Deep neural networks have been demonstrated to predict accurate molecular structures from descriptors \({{{\mathcal{D}}}}\) for many molecular systems1,5,6,9,10,11,12. Here, DiG aims to take one step further to predict not only the most probable structure but also diverse structures with probabilities under the equilibrium distribution. To tackle this challenge, inspired by the heating–annealing paradigm, we break down the difficulty of this problem into a series of simpler problems. The heating–annealing paradigm can be viewed as a pair of reciprocal stochastic processes on the structure space that simulate the transformation between the system-specific equilibrium distribution and a system-independent simple distribution psimple. Following this idea, we use an explicit diffusion process (forward process; Fig. 1b, orange arrows) that gradually transforms the target distribution of the molecule \({q}_{{{{\mathcal{D}}}},0}\), as the initial distribution, towards psimple through a time period τ. The corresponding reverse diffusion process then transforms psimple back to the target distribution \({q}_{{{{\mathcal{D}}}},0}\). This is the generation process of DiG (Fig. 1b, blue arrows). The reverse process is performed by incorporating updates predicted by deep neural networks from the given \({{{\mathcal{D}}}}\), which are trained to match the forward process. The descriptor \({{{\mathcal{D}}}}\) is processed into node representations \({{{\mathcal{V}}}}\) describing the feature of each system-specific individual element and a pair representation \({{{\mathcal{P}}}}\) describing inter-node features. The \(\{{{{\mathcal{V}}}},{{{\mathcal{P}}}}\}\) representation is the direct input from the descriptor part to the Graphormer model10, together with the geometric structure input R to produce a physically finer structure (Supplementary Information sections B.1 and B.3). Specifically, we choose \({p}_{{{\mbox{simple}}}}:= {{{\mathcal{N}}}}({{{\bf{0}}}},{{{\bf{I}}}})\) as the standard Gaussian distribution in the state space, and the forward diffusion process as the Langevin diffusion process targeting this psimple (Ornstein–Uhlenbeck process)40,41,42. A time dilation scheme βt (ref. 43) is introduced for approximate convergence to psimple after a finite time τ. The result is written as the following stochastic differential equation (SDE):

$${{{\rm{d}}}}{{{{\bf{R}}}}}_{t}=-\frac{{\beta }_{t}}{2}{{{{\bf{R}}}}}_{t}\,{{{\rm{d}}}}t+\sqrt{{\beta }_{t}}\,{{{\rm{d}}}}{{{{\bf{B}}}}}_{t}$$
(1)

where Bt is the standard Brownian motion (a.k.a. Wiener process). Choosing this forward process leads to a psimple that is more concentrated than a heated distribution, hence it is easier to draw high-density samples, and the form of the process enables efficient training and sampling.

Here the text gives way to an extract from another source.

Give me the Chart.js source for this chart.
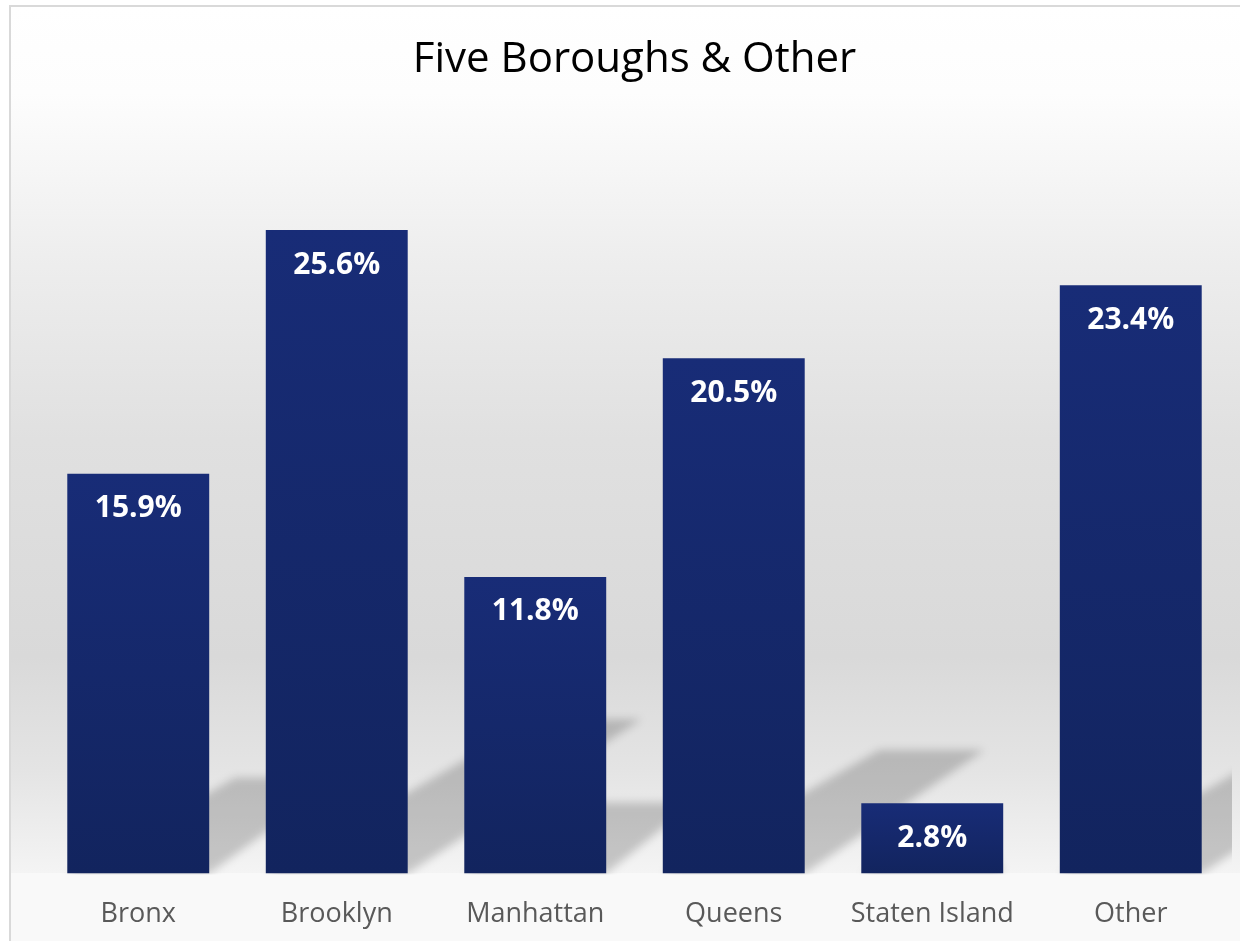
<!DOCTYPE html>
<html>
<head>
<meta charset="utf-8">
<title>Five Boroughs & Other</title>
<script src="https://cdn.jsdelivr.net/npm/chart.js@4/dist/chart.umd.min.js"></script>
<style>
    html, body { margin: 0; padding: 0; background: #fff; overflow: hidden; }
    #wrap { position: relative; width: 1270px; height: 973px; }
</style>
</head>
<body>
<div id="wrap"><canvas id="boroughs-chart"></canvas></div>
<script>
const categories = ['Bronx', 'Brooklyn', 'Manhattan', 'Queens', 'Staten Island', 'Other'];
const shares = [15.9, 25.6, 11.8, 20.5, 2.8, 23.4];
const axisMax = 30;

(() => {
    // plot background: white at the top, grey in the middle, lighter again near the axis
    const backdrop = {
        id: 'backdrop',
        beforeDraw(chart) {
            const { ctx, width, height, chartArea } = chart;
            ctx.save();
            ctx.fillStyle = '#ffffff';
            ctx.fillRect(0, 0, width, height);
            const g = ctx.createLinearGradient(0, 6, 0, chartArea.bottom);
            g.addColorStop(0.00, '#ffffff');
            g.addColorStop(0.10, '#fdfdfd');
            g.addColorStop(0.30, '#ededed');
            g.addColorStop(0.50, '#e0e0e0');
            g.addColorStop(0.75, '#d9d9d9');
            g.addColorStop(0.88, '#e4e4e4');
            g.addColorStop(1.00, '#f4f4f4');
            ctx.fillStyle = g;
            ctx.fillRect(11, 7, width, chartArea.bottom - 7);
            ctx.fillStyle = '#f9f9f9';
            ctx.fillRect(11, chartArea.bottom, width, height);
            ctx.strokeStyle = '#d9d9d9';
            ctx.lineWidth = 2;
            ctx.beginPath();
            ctx.moveTo(10, height);
            ctx.lineTo(10, 6);
            ctx.lineTo(width, 6);
            ctx.stroke();
            ctx.restore();
        }
    };

    // slanted soft shadows cast up and to the right from each bar's base
    const barShadows = {
        id: 'barShadows',
        beforeDatasetsDraw(chart) {
            const { ctx, chartArea } = chart;
            const meta = chart.getDatasetMeta(0);
            ctx.save();
            ctx.beginPath();
            ctx.rect(11, chartArea.top - 40, 1221, chartArea.bottom - chartArea.top + 41);
            ctx.clip();
            ctx.filter = 'blur(4px)';
            ctx.fillStyle = 'rgba(0, 0, 0, 0.19)';
            meta.data.forEach(bar => {
                const { x, y, base, width } = bar.getProps(['x', 'y', 'base', 'width'], true);
                const left = x - width / 2;
                const right = x + width / 2;
                const sh = (base - y) * 0.24;
                const topLeft = left + sh * 1.75;
                const topRight = topLeft + width * 0.74;
                ctx.beginPath();
                ctx.moveTo(left, base);
                ctx.lineTo(right, base);
                ctx.lineTo(topRight, base - sh);
                ctx.lineTo(topLeft, base - sh);
                ctx.closePath();
                ctx.fill();
            });
            ctx.restore();
        }
    };

    // value labels printed inside the top of each bar
    const valueLabels = {
        id: 'valueLabels',
        afterDatasetsDraw(chart) {
            const { ctx } = chart;
            const meta = chart.getDatasetMeta(0);
            ctx.save();
            ctx.fillStyle = '#ffffff';
            ctx.font = 'bold 30px "Open Sans"';
            ctx.textAlign = 'center';
            ctx.textBaseline = 'middle';
            meta.data.forEach((bar, i) => {
                ctx.fillText(shares[i].toFixed(1) + '%', bar.x, bar.y + 35);
            });
            ctx.restore();
        }
    };

    const ctx = document.getElementById('boroughs-chart').getContext('2d');
    const myChart = new Chart(ctx, {
        type: 'bar',
        data: {
            labels: categories,
            datasets: [{
                label: 'Share',
                data: shares,
                backgroundColor(c) {
                    const chart = c.chart;
                    if (!chart.chartArea || c.raw === undefined) return '#152870';
                    const yScale = chart.scales.y;
                    const top = yScale.getPixelForValue(c.raw);
                    const bottom = yScale.getPixelForValue(0);
                    const g = chart.ctx.createLinearGradient(0, top, 0, bottom);
                    g.addColorStop(0, '#182c77');
                    g.addColorStop(1, '#12245e');
                    return g;
                },
                borderWidth: 0,
                barPercentage: 0.715,
                categoryPercentage: 1
            }]
        },
        options: {
            responsive: true,
            maintainAspectRatio: false,
            animation: false,
            layout: {
                padding: { left: 39, right: 40, top: 0, bottom: 17 }
            },
            scales: {
                x: {
                    grid: { display: false, drawTicks: false },
                    border: { display: false },
                    ticks: {
                        color: '#595959',
                        padding: 25,
                        font: { family: '"Open Sans"', size: 27 }
                    }
                },
                y: {
                    display: false,
                    min: 0,
                    max: axisMax
                }
            },
            plugins: {
                legend: { display: false },
                tooltip: { enabled: false },
                title: {
                    display: true,
                    text: 'Five Boroughs & Other',
                    color: '#000000',
                    font: { family: '"Open Sans"', size: 42, weight: 'normal' },
                    padding: { top: 35, bottom: 34 }
                }
            }
        },
        plugins: [backdrop, barShadows, valueLabels]
    });
})();
</script>
</body>
</html>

Following stochastic process theory (see, for example, ref. 44), the reverse process is also a stochastic process, written as the following SDE:

$${{{\rm{d}}}}{{{{\bf{R}}}}}_{\bar{t}}=\frac{{\beta }_{\bar{t}}}{2}{{{{\bf{R}}}}}_{\bar{t}}\,{{{\rm{d}}}}\bar{t}+{\beta }_{\bar{t}}\nabla \log {q}_{{{{\mathcal{D}}}},\bar{t}}({{{{\bf{R}}}}}_{\bar{t}})\,{{{\rm{d}}}}\bar{t}+\sqrt{{\beta }_{\bar{t}}}\,{{{\rm{d}}}}{{{{\bf{B}}}}}_{\bar{t}}$$
(2)

where \(\bar{t}:= \tau -t\) is the reversed time, \({q}_{{{{\mathcal{D}}}},\bar{t}}:= {q}_{{{{\mathcal{D}}}},t = \tau -\bar{t}}\) is the forward process distribution at the corresponding time and \({{{{\bf{B}}}}}_{\bar{t}}\) is the Brownian motion in reversed time. Note that the forward and corresponding reverse processes, equations (1) and (2), are inspired from but not exactly the heating and annealing processes. In particular, there is no concept of temperature in the two processes. The temperature T mentioned in the PIDP loss below is the temperature of the real target system but is not related to the diffusion processes.

From equation (2), the only obstacle that impedes the simulation of the reverse process for recovering \({q}_{{{{\mathcal{D}}}},0}\) from psimple is the unknown \(\nabla \log {q}_{{{{\mathcal{D}}}},\bar{t}}({{{{\bf{R}}}}}_{\bar{t}})\). Deep neural networks are then used to construct a score model \({{{{\bf{s}}}}}_{{{{\mathcal{D}}}},t}^{\theta }({{{\bf{R}}}})\), which is trained to predict the true score function \(\nabla \log {q}_{{{{\mathcal{D}}}},t}({{{\bf{R}}}})\) of each instantaneous distribution \({q}_{{{{\mathcal{D}}}},t}\) from the forward process. This formulation is called a diffusion-based generative model and has been demonstrated to be able to generate high-quality samples of images and other content27,28,45,46,47. As our score model is defined in molecular conformational space, we use our previously developed Graphormer model10 as the neural network architecture backbone of DiG, to leverage its capabilities in modelling molecular structures and to generalize to a range of molecular systems. Note that the score model aims to approximate a gradient, which is a set of vectors. As these are equivariant with respect to the input coordinates, we designed an equivariant vector output head for the Graphormer model (Supplementary Information section B.4).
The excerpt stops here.